I’ve always been a spiritual person, and I’ve always loved God, fiercely. However, after losing Kally I was deeply angry with him. I was so mad... that I was forced to put her to sleep. That sickness took her body more quickly than I had hoped. I was so angry that he had cursed my beautiful dog with sickness and pestilence... but I knew I couldn’t blame him. And I was mad that I couldn’t even blame him. I remember standing in the beautiful woods by my house screaming “fuck you” to Adam and Eve. Stamping my feet because they only had one job. I blamed age... I blamed the mere coincidence that Boober and Kally were the same age, so losing them within a month apart would destroy me. And it did. But on the day Boober passed, I prayed for comfort and peace. I was covered in Chicken Pox before his euthanasia appointment. So I couldn’t just waltz in covered in spots like a leper. So I prayed at home over and over while my sister and mother took him. But I stopped my prayers and begged God for a sign that he heard me. I was so tired of empty answers and blank spaces. I was so tired of grief, and the grief from Kally was still unbearable. I was fervently yelling at him, and I remember stopping myself and muttering “but God has closed the heavens... so the signs... are no more”
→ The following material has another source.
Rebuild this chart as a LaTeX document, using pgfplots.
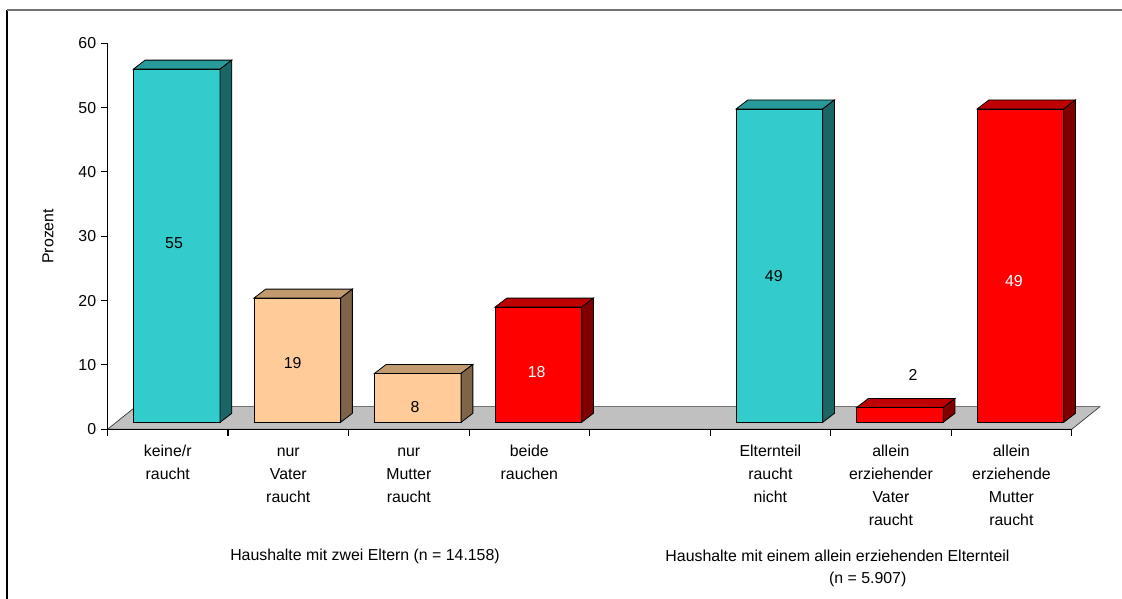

They brought him back, wrapped in blue. Like a little bean, he was wrapped tightly, safe and sound. My sister said that he closed his eyes when he passed. The vet said that dogs rarely closed their eyes when they pass, so Boober must’ve been very, very tired and grateful. I know he was because he could hardly get up anymore. His basset hound genetic arthritis had eaten him up, but you bet he still waited up all hours for my sister and I to come home. 16 years we had with Napoleon (Boober) and Kally, and 16 years we were grateful.
We buried him, right beside Kally. The second the last bit of dirt was shoveled, a wind came down from the heavens. I live in southern Mississippi, so wind is nonexistent on a hot summer day. This wind came from nowhere. Like a breath from the heavens, it ripped through the trees. It was stronger than any wind I had ever felt, and it came directly down as if it was called to do so. The trees swirled above our heads and tossed back and forth. I can still see the trees and the way they moved. It was ethereal, holy... and strange. The wind was warm and comforting, and it was powerful. It was only in one spot... right where Boober and Kally were buried. Right where my entire family stood, burying him. That wind was so powerful that it pushed me... and with it, it carried away my burdens, my grief, and my sadness. It gave me comfort that rushed over me like a wave, and it was unlike anything I had ever felt before. I crave the way it made me feel. I can hardly describe or put into words how Godly it felt. God had heard me, and he had heard my angry screams for a sign. A sign that I wasn’t just praying to nothingness. I had questioned my faith, and he had answered with a force that I had never... I mean never expected. If I could put into more words, the way that wind felt. I would. But the only words that seem to fit is a breath from God pushed down from the heavens... a sign. That he heard my grief, my pain, and my anger... he had answered. He knew my pain, and he sent me a sign.
I never knew... I never knew that God still had signs left for us. For humans. For his creation. I struggled and wrestled with the idea that it was coincidence, but I had never felt a wind that ripped through the trees like that... that wrapped you in comfort like that. Two days later, and I still can’t fathom it. But, my anger is gone. My vengeful wrath is diminished, my depression and sadness... washed away. My grief is no where compared to where it was. It was like I blew past the other stages of grief... and I’ve made it to acceptance all in one gust of wind. I still feel an ache of sadness when I really really concentrate on Napoleon, but it’s a sadness of longing and missing something. Not like it was when Kally had passed. Even now, when I think of Kally... the pain is gone. My grief seems almost no more. And thank God for that. Thank God... thank you.